Desired Doneness: Medium Target Temp: 145° F
Texture: Warm/Firm Center Color: Light Pink
Desired Doneness: Medium Well Target Temp: 155° F
Texture: Very Warm/Firm Center Color: Gray, Tinged With Pink
Desired Doneness: Well Done Target Temp: 165° F
Texture: Hot/Dense/Hard Center Color: Grayish Tan
Residual Heat: Residual heat continues to cook meat after you’ve taken it off the grill or out of the oven or pan. It’s important to factor this rise in temperature into your timing and remove the meat from the heat before hitting the target temperatures above – an average of 5° for steaks up to 15° for large roasts.
Nothing says grilling season like a hot & juicy burger. You can enjoy an American favorite that is new and improved by giving your burger a healthy twist without skimping on flavor. Here are some things that you can do to create a better burger.
Choose Your Patty: For a classic burger it is important to choose the leanest ground beef available. Purists will tell you to use the fattiest ground beef, but if you are trying to cut down on fat and create a healthier burger try using lean meat. I like to use ground sirloin. You also might try: Ground Turkey Breast (usually 99% fat free); Ground Buffalo/Bison (naturally sweet & lean); Veggie Burgers (usually has one seventh the saturated fat of traditional burgers); Fish Burgers; Salmon Burgers (rich in omega-3); Mushroom Burgers (made from large grilled Portobello mushrooms).
Jazz Up Your Burgers: Spices and condiments are key here. Mix in or season your burgers with salt free or low sodium spices. You can get creative here to suit your tastes or mood. I like to use Cajun spices, Italian spices and sometimes a touch of curry spices. You can get a fiber boost and add texture by adding chopped or grated vegetables or herbs.
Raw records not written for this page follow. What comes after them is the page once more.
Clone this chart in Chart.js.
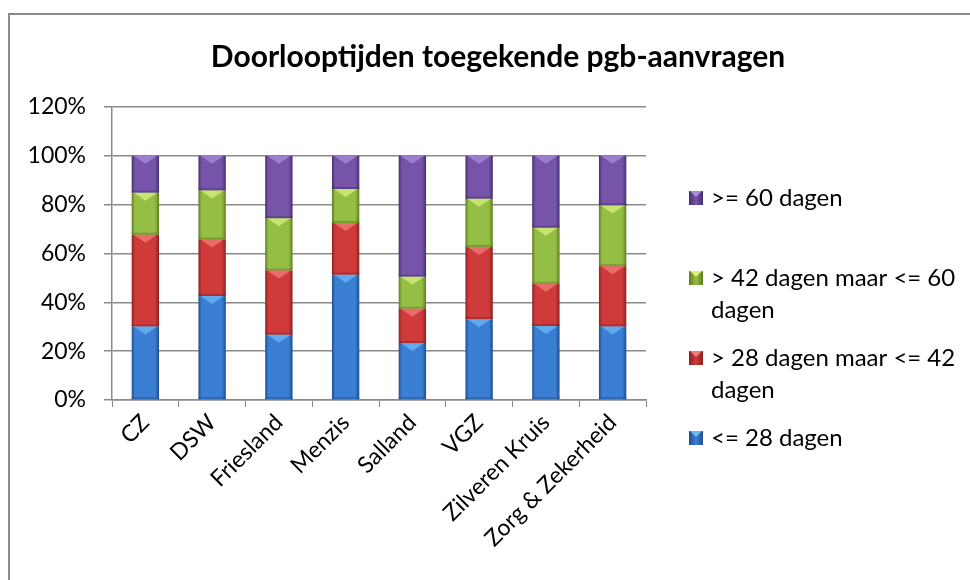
<!DOCTYPE html>
<html><head><meta charset="utf-8">
<script src="https://cdn.jsdelivr.net/npm/chart.js@4"></script>
<style>html,body{margin:0;padding:0;background:#fff}#wrap{width:970px;height:580px;position:relative}</style>
</head><body><div id="wrap"><canvas id="c" width="970" height="580"></canvas></div>
<script>
const categories = ['CZ','DSW','Friesland','Menzis','Salland','VGZ','Zilveren Kruis','Zorg & Zekerheid'];
const titleText = 'Doorlooptijden toegekende pgb-aanvragen';
const seriesLabels = ['<= 28 dagen', '> 28 dagen maar <= 42 dagen', '> 42 dagen maar <= 60 dagen', '>= 60 dagen'];
const upTo28 = [30.1, 42.6, 26.7, 51.3, 23.3, 33.1, 30.3, 30.1];
const from28to42 = [37.6, 23.1, 26.3, 21.2, 14.1, 29.6, 17.3, 24.7];
const from42to60 = [17.2, 20.1, 21.4, 13.9, 13.1, 19.7, 22.9, 24.9];
const from60 = [15.1, 14.2, 25.6, 13.6, 49.5, 17.6, 29.5, 20.3];
const yTicks = [0, 20, 40, 60, 80, 100, 120];

const FONT = 'Lato, "Liberation Sans", sans-serif';
const palette = [
  {edge:'#1f4f8f', mid:'#3a7fd3', hi:'#6fb8f5'},
  {edge:'#8c2222', mid:'#cf3a3a', hi:'#f37c7c'},
  {edge:'#5f7d22', mid:'#95bf44', hi:'#d8f27c'},
  {edge:'#47306e', mid:'#7654aa', hi:'#ab8cda'}
];
const BAR_PCT = 0.41;

function barFill(p) {
  return (ctx) => {
    const chart = ctx.chart, xs = chart.scales.x;
    if (!xs || !chart.chartArea || xs.getPixelForValue(0) === undefined) return p.mid;
    const cx = xs.getPixelForValue(ctx.dataIndex);
    const half = xs.width / categories.length * BAR_PCT / 2;
    const g = chart.ctx.createLinearGradient(cx - half, 0, cx + half, 0);
    g.addColorStop(0, p.edge); g.addColorStop(0.12, p.mid);
    g.addColorStop(0.85, p.mid); g.addColorStop(1, p.edge);
    return g;
  };
}

const seriesValues = [upTo28, from28to42, from42to60, from60];
const datasets = seriesValues.map((vals, i) => ({
  label: seriesLabels[i], data: vals,
  backgroundColor: barFill(palette[i]), borderWidth: 0,
  barPercentage: BAR_PCT, categoryPercentage: 1
}));

const decor = {
  id: 'decor',
  beforeDraw(chart) {
    const c = chart.ctx;
    c.save();
    c.fillStyle = '#fff'; c.fillRect(0, 0, chart.width, chart.height);
    c.strokeStyle = '#8a8a8a'; c.lineWidth = 2;
    c.beginPath(); c.moveTo(9, 580); c.lineTo(9, 14); c.lineTo(970, 14); c.stroke();
    c.restore();
  },
  afterDatasetsDraw(chart) {
    const c = chart.ctx;
    c.save();
    chart.data.datasets.forEach((ds, di) => {
      const meta = chart.getDatasetMeta(di);
      meta.data.forEach(el => {
        const {x, y, base, width} = el.getProps(['x','y','base','width'], true);
        const h = Math.abs(base - y), l = x - width/2, r = x + width/2;
        const th = Math.min(8, h/2);
        c.fillStyle = palette[di].hi; c.globalAlpha = 0.75;
        c.beginPath(); c.moveTo(l+2, y); c.lineTo(r-2, y); c.lineTo(x, y + th); c.closePath(); c.fill();
        c.globalAlpha = 0.5; c.fillStyle = palette[di].edge;
        c.fillRect(l, base - 2, width, 2);
        c.globalAlpha = 1;
      });
    });
    c.restore();
  },
  afterDraw(chart) {
    const c = chart.ctx;
    c.save();
    c.fillStyle = '#000';
    c.font = 'bold 30px ' + FONT;
    c.textAlign = 'center'; c.textBaseline = 'middle';
    c.fillText(titleText, 498, 57);
    // legend
    c.font = '24px ' + FONT;
    c.textAlign = 'left';
    const items = chart.data.datasets.map((d, i) => ({label: d.label, p: palette[i]})).reverse();
    const maxW = 970 - 711 - 4;
    items.forEach((it, k) => {
      const y0 = 198 + k * 80;
      const words = it.label.split(' ');
      const lines = []; let cur = '';
      words.forEach(w => {
        const t = cur ? cur + ' ' + w : w;
        if (c.measureText(t).width > maxW && cur) { lines.push(cur); cur = w; } else cur = t;
      });
      lines.push(cur);
      const g = c.createLinearGradient(689, 0, 703, 0);
      g.addColorStop(0, it.p.edge); g.addColorStop(0.5, it.p.mid); g.addColorStop(1, it.p.edge);
      c.fillStyle = g; c.fillRect(689, y0 - 7, 14, 14);
      c.fillStyle = it.p.hi;
      c.beginPath(); c.moveTo(690, y0 - 7); c.lineTo(702, y0 - 7); c.lineTo(696, y0 - 1); c.closePath(); c.fill();
      c.fillStyle = '#000';
      lines.forEach((ln, j) => c.fillText(ln, 711, y0 + j * 32));
    });
    c.restore();
  }
};

new Chart(document.getElementById('c'), {
  type: 'bar',
  data: { labels: categories, datasets },
  options: {
    responsive: false, animation: false, devicePixelRatio: 1,
    layout: { padding: { left: 0, top: 107, right: 324, bottom: 0 } },
    plugins: { legend: { display: false }, title: { display: false }, tooltip: { enabled: false } },
    scales: {
      x: {
        stacked: true,
        afterFit(s) { s.height = 180; },
        grid: { display: true, drawOnChartArea: false, drawTicks: true, tickLength: 7, color: '#8a8a8a', offset: true },
        border: { color: '#8a8a8a', width: 1.5 },
        ticks: { color: '#000', font: { family: FONT, size: 23 }, maxRotation: 45, minRotation: 45, padding: 2, autoSkip: false }
      },
      y: {
        stacked: true, min: 0, max: 120,
        afterFit(s) { s.width = 112; },
        afterBuildTicks(s) { s.ticks = yTicks.map(v => ({value: v})); },
        grid: { color: '#8a8a8a', lineWidth: 1.5, tickLength: 8 },
        border: { color: '#8a8a8a', width: 1.5 },
        ticks: { color: '#000', font: { family: FONT, size: 23 }, padding: 18, callback: v => v + '%' }
      }
    }
  },
  plugins: [decor]
});
</script></body></html>
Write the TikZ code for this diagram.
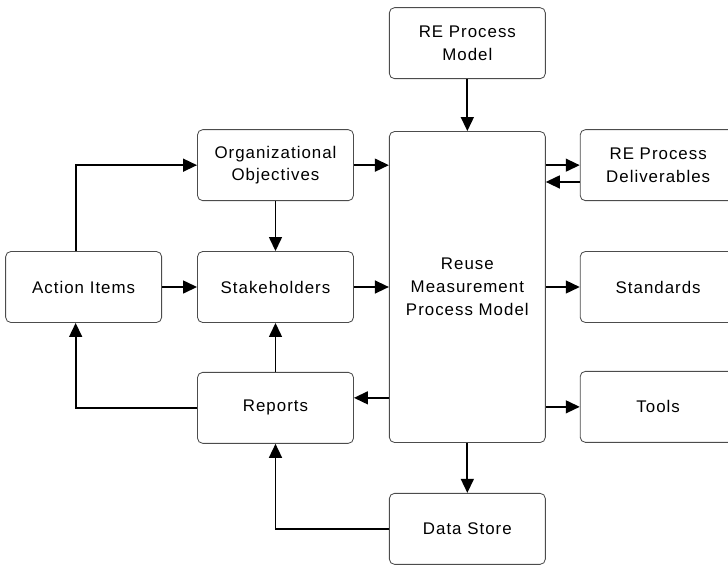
\documentclass[tikz,border=0pt]{standalone}
\usepackage{fontspec}
\setmainfont[LetterSpace=6]{Liberation Sans}
\usepackage{tikz}
\usetikzlibrary{positioning,arrows.meta}

\begin{document}
\begin{tikzpicture}[
	box/.style={draw=black!70, line width=0.6pt, rounded corners=0.13cm, align=center,
		minimum width=3.9cm, minimum height=1.775cm, font=\fontsize{12}{16.3}\selectfont},
	arr/.style={line width=1.4pt, -{Triangle[length=0.35cm,width=0.32cm]}},
	node distance=1.25cm and 0.875cm]
	\useasboundingbox (0,0) rectangle (18.2,-14.1);
	% left and middle columns
	\node[box] (stake) at (6.8875,-7.175) {Stakeholders};
	\node[box, left=of stake] (action) {Action Items};
	\node[box, above=of stake] (orgobj) {Organizational\\Objectives};
	\node[box, below=1.225cm of stake] (reports) {Reports};
	% central model
	\node[box, right=of stake, minimum height=7.775cm] (model) {Reuse\\Measurement\\Process Model};
	\node[box, above=1.3cm of model] (remodel) {RE Process\\Model};
	\node[box, below=1.25cm of model] (datastore) {Data Store};
	% right column
	\node[box, right=0.85cm of model] (standards) {Standards};
	\node[box, above=1.25cm of standards] (deliv) {RE Process\\Deliverables};
	\node[box, below=1.2cm of standards] (tools) {Tools};

	\draw[arr] (remodel) -- (model);
	\draw[arr] (orgobj) -- (orgobj -| model.west);
	\draw[arr] (stake) -- (stake -| model.west);
	\draw[arr] (action) -- (stake);
	\draw[arr] (orgobj) -- (stake);
	\draw[arr] ([xshift=-0.2cm]action.north) |- (orgobj.west);
	\draw[arr] (deliv.west -| model.east) -- (deliv.west);
	\draw[arr] ([yshift=-0.42cm]deliv.west) -- ([yshift=-0.42cm]deliv.west -| model.east);
	\draw[arr] (model) -- (standards);
	\draw[arr] (tools -| model.east) -- (tools);
	\draw[arr] ([yshift=0.25cm]reports.east -| model.west) -- ([yshift=0.25cm]reports.east);
	\draw[arr] (reports) -- (stake);
	\draw[arr] (reports.west) -| ([xshift=-0.2cm]action.south);
	\draw[arr] (model) -- (datastore);
	\draw[arr] (datastore.west) -| (reports.south);
\end{tikzpicture}
\end{document}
To Bun Or Not To Bun: Who says a burger must be served on a traditional white bun? Feel free to serve your burgers on 100% whole grain buns or pita pockets. If you are going for a totally bunless burger you might want to try sturdy lettuce or cabbage leaves.
Accessorize: The tasty trimming options are endless, but here are a few ideas. Choose condiments that are low in fat, sodium and sugar. Read the labels on varieties of ketchup, mayonnaise, mustard, relish and salsa. Choose low-fat or fat-free varieties of cheese. The white cheeses tend to be lower in fat such as Swiss or provolone. Top your burger with grilled onions and sliced tomatoes. Instead of using iceberg lettuce try radicchio, arugula or romaine. While you’re at it add cucumber slices, radish slices or red pepper rings for some extra crunch.